Remaining ethical in your marketing requires a workable strategy. You can’t afford to wait until ethical issues arise to address them, because your company reputation and future profits are at stake. Create a strategy for embedding ethics in your marketing so that you can stay on an ethical course as your company grows.

Market Research

You often need to gauge the mood of the market you sell to, but you should avoid invading anyone’s privacy. This occurs when you buy purchasing information form sources that don’t have permission to disseminate it, or when you spy on your customers online by following them to the websites they visit. Establish a policy that makes it clear you won’t tolerate crossing ethical lines in your research practices.

Target Marketing

You can and should determine what segment of the market to focus on in your marketing, but you must avoid using stereotypes. Using stereotypes in your marketing can insult your target market and also can alienate additional market segments who find such efforts distasteful. In addition, you must avoid taking advantage of vulnerable consumers such as children and the underprivileged. If you emphasize impulse buying that encourages the vulnerable to spend money without thinking, you have an ethics problem in your marketing strategy. Communicate to your marketing department that respect for your target market is the life blood of your business.

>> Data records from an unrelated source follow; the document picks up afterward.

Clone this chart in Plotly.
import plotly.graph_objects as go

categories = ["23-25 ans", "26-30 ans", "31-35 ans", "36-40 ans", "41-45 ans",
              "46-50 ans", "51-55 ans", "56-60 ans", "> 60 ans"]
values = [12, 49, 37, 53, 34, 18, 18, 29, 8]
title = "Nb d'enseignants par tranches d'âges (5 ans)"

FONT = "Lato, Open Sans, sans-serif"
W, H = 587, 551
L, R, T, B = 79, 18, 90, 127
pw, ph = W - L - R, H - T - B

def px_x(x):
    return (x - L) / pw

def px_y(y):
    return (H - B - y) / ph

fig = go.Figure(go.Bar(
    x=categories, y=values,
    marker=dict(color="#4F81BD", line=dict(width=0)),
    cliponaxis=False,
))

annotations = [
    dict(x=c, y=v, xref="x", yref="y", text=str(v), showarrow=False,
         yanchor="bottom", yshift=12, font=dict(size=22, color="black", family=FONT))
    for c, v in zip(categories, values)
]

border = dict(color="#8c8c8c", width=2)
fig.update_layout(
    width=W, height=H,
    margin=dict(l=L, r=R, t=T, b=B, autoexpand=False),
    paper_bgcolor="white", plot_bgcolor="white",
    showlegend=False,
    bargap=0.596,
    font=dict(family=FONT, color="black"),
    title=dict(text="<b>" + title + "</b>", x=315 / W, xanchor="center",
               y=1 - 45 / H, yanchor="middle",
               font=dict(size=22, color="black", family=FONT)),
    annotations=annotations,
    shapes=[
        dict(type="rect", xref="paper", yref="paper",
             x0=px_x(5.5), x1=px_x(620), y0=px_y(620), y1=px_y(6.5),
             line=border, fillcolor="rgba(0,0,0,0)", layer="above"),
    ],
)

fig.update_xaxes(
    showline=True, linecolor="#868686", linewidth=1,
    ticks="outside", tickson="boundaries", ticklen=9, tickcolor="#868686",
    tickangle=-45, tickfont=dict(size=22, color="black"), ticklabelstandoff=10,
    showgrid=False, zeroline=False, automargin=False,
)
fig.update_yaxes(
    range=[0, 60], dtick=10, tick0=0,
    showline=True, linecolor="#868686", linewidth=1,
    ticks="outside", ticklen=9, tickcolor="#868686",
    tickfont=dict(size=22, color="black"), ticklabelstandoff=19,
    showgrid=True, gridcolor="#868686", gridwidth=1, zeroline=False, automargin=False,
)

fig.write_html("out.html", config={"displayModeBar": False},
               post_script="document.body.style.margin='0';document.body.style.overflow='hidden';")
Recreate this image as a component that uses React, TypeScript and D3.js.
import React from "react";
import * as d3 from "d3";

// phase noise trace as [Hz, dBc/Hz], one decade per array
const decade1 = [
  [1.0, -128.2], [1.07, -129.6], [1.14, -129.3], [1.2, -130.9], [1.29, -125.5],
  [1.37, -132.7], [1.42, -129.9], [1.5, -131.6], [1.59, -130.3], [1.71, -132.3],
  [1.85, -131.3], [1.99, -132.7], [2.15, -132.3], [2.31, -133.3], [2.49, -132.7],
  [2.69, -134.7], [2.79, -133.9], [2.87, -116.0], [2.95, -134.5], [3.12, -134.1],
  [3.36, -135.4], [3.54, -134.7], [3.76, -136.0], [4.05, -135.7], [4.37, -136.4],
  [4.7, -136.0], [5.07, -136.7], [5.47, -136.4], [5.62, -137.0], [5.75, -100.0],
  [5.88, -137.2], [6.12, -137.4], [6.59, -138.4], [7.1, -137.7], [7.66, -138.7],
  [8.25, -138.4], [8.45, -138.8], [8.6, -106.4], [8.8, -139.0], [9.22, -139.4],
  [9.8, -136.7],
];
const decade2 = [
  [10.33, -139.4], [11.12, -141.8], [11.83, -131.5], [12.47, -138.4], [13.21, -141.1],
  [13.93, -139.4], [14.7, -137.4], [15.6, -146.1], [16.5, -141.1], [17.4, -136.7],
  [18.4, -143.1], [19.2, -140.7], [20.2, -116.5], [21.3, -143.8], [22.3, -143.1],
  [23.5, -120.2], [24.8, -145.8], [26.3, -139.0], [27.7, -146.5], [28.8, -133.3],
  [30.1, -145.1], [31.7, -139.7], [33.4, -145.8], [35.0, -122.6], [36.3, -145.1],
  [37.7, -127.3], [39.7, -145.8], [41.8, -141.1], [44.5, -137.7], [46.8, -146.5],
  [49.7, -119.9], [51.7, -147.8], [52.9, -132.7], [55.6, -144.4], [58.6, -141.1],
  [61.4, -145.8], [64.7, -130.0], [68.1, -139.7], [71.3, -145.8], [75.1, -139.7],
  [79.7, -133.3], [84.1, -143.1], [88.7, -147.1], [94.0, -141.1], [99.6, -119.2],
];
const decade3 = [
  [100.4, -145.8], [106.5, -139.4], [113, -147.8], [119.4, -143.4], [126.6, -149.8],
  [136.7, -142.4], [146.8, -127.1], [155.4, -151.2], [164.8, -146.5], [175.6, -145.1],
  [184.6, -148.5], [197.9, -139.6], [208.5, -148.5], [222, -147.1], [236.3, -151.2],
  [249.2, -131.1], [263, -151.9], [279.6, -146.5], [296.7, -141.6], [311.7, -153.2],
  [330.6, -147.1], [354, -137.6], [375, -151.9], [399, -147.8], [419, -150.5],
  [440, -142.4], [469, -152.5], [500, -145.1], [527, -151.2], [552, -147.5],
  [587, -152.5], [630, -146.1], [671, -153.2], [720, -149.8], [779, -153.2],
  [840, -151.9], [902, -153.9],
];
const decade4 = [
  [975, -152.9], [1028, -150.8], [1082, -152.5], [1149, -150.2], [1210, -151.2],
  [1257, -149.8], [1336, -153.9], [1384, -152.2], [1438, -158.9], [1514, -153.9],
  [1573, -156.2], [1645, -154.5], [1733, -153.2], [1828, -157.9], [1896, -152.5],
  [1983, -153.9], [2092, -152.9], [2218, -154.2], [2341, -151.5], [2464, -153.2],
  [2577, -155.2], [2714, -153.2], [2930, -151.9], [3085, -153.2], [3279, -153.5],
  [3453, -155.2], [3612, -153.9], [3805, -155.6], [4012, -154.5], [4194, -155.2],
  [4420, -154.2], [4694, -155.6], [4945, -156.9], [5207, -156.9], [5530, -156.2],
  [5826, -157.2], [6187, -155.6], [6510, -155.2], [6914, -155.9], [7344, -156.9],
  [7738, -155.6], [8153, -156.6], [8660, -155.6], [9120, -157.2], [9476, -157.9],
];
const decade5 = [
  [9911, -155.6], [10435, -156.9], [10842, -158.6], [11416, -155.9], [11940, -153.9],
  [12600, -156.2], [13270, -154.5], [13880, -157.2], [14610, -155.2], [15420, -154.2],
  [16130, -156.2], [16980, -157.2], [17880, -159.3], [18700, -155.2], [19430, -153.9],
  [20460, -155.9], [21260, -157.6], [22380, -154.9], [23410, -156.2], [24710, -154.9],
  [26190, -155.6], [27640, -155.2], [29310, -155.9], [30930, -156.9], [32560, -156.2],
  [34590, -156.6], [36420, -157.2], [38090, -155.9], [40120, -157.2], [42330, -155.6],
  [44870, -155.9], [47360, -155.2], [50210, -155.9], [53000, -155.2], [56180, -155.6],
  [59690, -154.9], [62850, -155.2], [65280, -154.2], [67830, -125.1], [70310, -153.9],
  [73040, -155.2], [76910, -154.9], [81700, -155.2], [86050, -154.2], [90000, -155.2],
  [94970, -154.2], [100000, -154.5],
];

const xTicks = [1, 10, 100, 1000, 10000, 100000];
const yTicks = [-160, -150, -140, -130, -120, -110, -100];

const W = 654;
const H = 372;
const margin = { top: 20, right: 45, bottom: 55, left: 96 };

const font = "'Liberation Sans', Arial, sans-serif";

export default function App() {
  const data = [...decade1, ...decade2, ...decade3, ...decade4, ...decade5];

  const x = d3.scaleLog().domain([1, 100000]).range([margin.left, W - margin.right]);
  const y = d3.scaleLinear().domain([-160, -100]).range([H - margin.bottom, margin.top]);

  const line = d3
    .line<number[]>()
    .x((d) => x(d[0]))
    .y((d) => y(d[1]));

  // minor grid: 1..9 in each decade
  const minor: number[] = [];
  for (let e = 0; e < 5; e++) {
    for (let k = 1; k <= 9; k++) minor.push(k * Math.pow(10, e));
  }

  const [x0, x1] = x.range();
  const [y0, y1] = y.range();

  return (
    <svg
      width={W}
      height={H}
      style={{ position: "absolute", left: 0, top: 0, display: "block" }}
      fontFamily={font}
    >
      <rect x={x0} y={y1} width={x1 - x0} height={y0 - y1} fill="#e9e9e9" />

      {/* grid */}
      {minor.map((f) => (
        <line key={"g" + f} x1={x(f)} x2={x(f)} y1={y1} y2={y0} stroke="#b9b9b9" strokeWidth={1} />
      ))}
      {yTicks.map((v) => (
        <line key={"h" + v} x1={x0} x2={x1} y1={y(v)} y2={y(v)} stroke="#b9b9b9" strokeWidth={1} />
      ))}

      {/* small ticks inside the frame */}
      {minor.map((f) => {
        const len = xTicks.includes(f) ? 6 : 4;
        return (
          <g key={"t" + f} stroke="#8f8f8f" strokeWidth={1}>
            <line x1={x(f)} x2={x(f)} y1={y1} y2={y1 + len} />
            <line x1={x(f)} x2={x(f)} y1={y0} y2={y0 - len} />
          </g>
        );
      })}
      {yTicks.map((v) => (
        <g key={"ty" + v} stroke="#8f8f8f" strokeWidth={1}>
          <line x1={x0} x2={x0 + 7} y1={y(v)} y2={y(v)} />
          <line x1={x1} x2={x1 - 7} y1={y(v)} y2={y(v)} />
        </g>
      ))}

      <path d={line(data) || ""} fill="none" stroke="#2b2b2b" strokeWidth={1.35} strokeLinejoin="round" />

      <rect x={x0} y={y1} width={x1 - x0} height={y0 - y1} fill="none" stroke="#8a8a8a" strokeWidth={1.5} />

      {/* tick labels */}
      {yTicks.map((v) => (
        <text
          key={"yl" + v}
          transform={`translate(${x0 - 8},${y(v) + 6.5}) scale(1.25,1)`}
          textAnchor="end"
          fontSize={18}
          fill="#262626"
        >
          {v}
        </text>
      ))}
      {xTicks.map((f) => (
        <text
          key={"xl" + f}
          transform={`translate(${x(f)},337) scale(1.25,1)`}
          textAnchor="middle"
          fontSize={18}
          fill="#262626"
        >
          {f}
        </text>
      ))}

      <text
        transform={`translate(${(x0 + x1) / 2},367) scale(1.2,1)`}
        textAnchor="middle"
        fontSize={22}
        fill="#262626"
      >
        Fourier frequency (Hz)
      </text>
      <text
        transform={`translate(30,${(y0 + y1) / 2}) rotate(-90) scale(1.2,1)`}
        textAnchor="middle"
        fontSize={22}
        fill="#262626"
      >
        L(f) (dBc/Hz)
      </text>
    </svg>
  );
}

Make sure your marketing messages offer straightforward pricing. Laws exist to protect consumers from advertisers who present a low-priced product they don’t have in stock. When customers arrive, such unscrupulous businesses offer a higher-priced version of the product. Indicate whether your product or service requires you to charge additional fees such as delivery charges, restocking charges for returns, cancellation fees or extra charges for services a customer might assume are included in the original price. Establish guidelines that your marketing personnel can follow to be fair in advertising prices.

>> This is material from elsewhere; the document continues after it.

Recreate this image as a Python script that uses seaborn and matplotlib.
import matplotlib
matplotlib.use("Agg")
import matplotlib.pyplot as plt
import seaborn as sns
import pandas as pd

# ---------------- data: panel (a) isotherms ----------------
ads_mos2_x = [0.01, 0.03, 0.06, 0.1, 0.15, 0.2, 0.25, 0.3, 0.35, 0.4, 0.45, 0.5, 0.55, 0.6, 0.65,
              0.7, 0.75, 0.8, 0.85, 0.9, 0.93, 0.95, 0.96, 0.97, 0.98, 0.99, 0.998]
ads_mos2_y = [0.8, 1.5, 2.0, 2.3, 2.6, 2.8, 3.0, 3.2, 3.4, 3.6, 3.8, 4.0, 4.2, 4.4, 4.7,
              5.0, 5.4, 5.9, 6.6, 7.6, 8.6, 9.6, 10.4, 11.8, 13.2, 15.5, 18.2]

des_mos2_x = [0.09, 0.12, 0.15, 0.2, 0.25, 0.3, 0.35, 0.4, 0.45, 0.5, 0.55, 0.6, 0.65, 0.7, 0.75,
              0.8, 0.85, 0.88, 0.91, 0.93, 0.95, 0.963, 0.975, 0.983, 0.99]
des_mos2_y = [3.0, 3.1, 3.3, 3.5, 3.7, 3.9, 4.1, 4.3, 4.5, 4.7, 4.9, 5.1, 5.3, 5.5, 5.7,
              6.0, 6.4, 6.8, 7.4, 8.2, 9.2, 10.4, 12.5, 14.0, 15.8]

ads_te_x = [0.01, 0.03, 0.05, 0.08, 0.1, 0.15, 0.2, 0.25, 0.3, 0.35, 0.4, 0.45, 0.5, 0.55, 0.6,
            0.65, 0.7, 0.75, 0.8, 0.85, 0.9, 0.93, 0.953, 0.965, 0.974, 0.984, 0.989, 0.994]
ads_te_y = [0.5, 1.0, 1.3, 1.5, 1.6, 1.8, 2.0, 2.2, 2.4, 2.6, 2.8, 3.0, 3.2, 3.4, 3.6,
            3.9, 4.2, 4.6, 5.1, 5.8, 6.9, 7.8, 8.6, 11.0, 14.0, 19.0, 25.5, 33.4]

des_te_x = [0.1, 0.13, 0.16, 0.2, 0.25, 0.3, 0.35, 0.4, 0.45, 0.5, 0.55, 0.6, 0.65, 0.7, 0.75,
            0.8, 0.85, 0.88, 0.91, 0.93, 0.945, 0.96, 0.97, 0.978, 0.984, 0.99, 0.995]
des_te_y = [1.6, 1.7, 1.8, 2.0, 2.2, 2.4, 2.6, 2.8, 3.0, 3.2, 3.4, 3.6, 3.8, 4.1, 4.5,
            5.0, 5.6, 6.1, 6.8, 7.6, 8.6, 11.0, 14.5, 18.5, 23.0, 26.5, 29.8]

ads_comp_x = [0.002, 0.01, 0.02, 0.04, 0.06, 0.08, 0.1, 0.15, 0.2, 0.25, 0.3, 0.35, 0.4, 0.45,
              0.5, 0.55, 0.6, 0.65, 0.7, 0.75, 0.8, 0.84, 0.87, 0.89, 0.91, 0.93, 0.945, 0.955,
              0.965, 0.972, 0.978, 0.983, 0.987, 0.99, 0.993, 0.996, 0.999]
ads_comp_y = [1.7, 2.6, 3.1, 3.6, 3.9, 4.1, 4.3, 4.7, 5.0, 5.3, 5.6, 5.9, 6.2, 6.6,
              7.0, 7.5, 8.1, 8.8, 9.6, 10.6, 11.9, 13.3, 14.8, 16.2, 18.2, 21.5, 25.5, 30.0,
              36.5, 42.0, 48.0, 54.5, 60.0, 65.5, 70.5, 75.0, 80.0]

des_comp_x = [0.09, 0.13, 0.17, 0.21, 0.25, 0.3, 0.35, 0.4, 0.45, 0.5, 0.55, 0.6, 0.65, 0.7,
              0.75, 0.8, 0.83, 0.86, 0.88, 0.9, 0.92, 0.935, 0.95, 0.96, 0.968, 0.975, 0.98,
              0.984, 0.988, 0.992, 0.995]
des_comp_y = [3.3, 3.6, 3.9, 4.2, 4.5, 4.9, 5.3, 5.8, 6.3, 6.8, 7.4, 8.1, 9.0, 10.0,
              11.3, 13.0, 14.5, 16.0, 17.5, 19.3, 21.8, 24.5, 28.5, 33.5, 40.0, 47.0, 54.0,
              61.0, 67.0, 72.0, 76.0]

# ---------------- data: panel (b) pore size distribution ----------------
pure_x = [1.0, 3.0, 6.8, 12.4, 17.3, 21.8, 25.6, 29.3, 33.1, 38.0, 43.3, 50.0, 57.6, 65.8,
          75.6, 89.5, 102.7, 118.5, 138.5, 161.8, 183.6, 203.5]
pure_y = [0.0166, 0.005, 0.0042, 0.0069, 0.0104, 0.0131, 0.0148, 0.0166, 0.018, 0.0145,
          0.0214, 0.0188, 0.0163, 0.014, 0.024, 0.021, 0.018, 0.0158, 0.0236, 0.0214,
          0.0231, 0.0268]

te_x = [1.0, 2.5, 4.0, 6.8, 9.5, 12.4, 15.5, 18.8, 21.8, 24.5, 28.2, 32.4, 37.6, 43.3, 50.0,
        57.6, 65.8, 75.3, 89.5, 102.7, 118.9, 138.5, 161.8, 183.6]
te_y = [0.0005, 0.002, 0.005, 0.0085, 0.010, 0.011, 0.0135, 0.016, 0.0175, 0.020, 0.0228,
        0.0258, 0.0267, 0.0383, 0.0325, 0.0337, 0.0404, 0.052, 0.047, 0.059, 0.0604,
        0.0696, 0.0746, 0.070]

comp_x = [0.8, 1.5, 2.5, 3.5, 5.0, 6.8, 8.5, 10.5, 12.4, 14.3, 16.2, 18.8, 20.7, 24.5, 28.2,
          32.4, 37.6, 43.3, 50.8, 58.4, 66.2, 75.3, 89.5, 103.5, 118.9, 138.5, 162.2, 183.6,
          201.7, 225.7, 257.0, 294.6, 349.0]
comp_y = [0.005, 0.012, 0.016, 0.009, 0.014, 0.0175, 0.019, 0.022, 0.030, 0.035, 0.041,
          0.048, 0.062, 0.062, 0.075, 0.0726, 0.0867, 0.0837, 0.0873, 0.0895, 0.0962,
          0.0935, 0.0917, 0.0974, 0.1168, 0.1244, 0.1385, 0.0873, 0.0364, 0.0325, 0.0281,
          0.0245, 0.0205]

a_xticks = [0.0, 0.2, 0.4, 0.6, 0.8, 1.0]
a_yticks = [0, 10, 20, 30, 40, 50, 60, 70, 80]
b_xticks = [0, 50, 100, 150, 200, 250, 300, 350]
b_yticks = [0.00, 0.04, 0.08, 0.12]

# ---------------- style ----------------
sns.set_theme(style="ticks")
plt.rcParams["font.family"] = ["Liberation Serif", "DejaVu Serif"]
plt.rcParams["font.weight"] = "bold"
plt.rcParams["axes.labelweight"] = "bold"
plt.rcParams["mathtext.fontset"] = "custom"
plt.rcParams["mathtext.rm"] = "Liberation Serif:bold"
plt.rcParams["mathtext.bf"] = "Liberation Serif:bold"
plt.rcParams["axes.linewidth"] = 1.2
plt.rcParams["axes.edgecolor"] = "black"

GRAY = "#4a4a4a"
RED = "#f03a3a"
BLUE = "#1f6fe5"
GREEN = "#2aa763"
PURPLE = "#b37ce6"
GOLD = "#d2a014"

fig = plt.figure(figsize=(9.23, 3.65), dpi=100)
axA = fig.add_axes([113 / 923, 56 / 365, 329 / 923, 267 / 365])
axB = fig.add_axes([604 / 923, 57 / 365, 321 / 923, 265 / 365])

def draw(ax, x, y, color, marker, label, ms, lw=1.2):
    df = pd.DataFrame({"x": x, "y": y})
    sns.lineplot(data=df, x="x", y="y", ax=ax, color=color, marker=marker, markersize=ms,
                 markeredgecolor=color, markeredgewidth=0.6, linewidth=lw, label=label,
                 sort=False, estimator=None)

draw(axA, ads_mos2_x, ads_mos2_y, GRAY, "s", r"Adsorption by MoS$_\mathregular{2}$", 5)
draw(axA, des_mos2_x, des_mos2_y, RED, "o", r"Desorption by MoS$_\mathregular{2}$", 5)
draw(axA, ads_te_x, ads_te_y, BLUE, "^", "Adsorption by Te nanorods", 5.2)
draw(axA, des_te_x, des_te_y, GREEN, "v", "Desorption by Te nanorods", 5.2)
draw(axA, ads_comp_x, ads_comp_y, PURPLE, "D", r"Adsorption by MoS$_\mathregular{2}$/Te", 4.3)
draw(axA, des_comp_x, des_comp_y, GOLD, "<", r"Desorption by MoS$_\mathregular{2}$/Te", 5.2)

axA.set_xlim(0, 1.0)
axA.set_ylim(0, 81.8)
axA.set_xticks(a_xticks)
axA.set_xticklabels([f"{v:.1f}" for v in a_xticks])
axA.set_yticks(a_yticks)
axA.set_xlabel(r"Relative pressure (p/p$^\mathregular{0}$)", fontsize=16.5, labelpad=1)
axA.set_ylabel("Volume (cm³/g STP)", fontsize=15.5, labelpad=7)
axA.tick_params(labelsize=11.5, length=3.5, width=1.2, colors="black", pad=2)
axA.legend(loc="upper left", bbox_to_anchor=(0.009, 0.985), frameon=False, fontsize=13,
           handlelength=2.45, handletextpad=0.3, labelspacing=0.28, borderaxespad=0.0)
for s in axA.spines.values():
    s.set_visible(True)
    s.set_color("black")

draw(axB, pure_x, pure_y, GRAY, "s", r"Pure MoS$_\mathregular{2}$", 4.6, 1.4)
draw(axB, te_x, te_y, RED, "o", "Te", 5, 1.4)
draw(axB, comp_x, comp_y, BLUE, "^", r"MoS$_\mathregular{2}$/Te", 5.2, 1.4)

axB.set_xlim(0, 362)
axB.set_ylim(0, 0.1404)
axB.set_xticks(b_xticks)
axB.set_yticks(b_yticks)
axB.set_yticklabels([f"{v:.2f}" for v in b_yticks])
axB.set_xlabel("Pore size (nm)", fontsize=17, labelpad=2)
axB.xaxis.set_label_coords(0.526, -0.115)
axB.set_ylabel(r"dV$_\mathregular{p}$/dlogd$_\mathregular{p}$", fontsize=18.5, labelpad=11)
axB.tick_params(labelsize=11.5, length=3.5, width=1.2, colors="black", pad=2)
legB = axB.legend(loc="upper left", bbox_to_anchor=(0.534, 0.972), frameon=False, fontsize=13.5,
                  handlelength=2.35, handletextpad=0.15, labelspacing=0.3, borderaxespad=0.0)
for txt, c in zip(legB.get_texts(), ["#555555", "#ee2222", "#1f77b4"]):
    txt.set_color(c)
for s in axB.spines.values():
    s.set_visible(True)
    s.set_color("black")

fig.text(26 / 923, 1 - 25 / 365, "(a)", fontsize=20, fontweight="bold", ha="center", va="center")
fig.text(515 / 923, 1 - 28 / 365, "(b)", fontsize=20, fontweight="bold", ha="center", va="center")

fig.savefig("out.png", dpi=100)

Environmental Friendliness

Many consumers seek out companies that have “gone green.” Don’t claim your packaging, product or practices protect the environment if they don’t. You can publicize your efforts to recycle or use recycled materials, but don’t claim your company uses environmentally friendly practices if you actually make no special effort in this area. Tell your marketing department you must have evidence before making claims of being green in your practices.


You can make a good living offering quality at a fair price, but you can go out of business if consumers discover your products or services don’t live up to your claims. Make a conscious effort to implement quality-control standards and evaluation methods. This will protect your company reputation and fulfill your ethical obligation to provide the quality you claim to provide. Communicate this concern for quality to all department managers but especially to your marketing personnel.